The Skroback Roadable Airplane was an early attempt to produce a roadable airplane. To keep the aircraft within a reasonable width for driving with fixed wings, the inventor used many wing surfaces along the length of the vehicle.

==Design and development==
Frank E. Skroback was an inventor with several patents. His concept of a roadable started with sketches in 1927. The vehicle was inspired by the French designs of Henri Mignet and his Flying Flea. The prototype was completed in 1934.
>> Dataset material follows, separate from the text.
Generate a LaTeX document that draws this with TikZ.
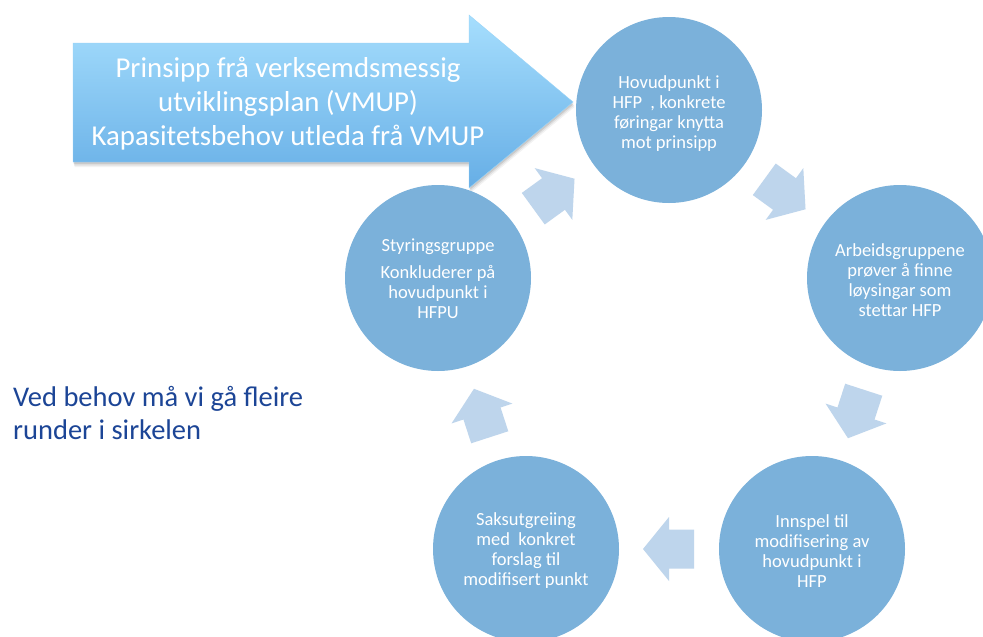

The finished prototype used 3 pairs of short seven foot span biplane wings positioned at the front, middle and rear of the vehicle. A small set of rudders on the rear wing assembly could be operated differentially to provide yaw and roll in flight. The vehicle was powered by a tractor configuration Continental A-40 engine driving a propeller. The "body" or fuselage, used spruce stringers, was fabric covered and resembled a dirigible in shape. The wheels were positioned in the conventional taildragger configuration.

==Operational history==
Initial tests in 1945 proved the vehicle lacked rudder authority on the ground. It was placed in storage, then work commenced again in 1957. The vehicle was road driven in Syracuse, New York and Maine. The Willowbrook Village Museum in Newfield, Maine had the vehicle in its collection, but later considered it out of the museum's scope. It was offered by auction in Atlanta, Georgia in 2010, with a sale price of $66,175.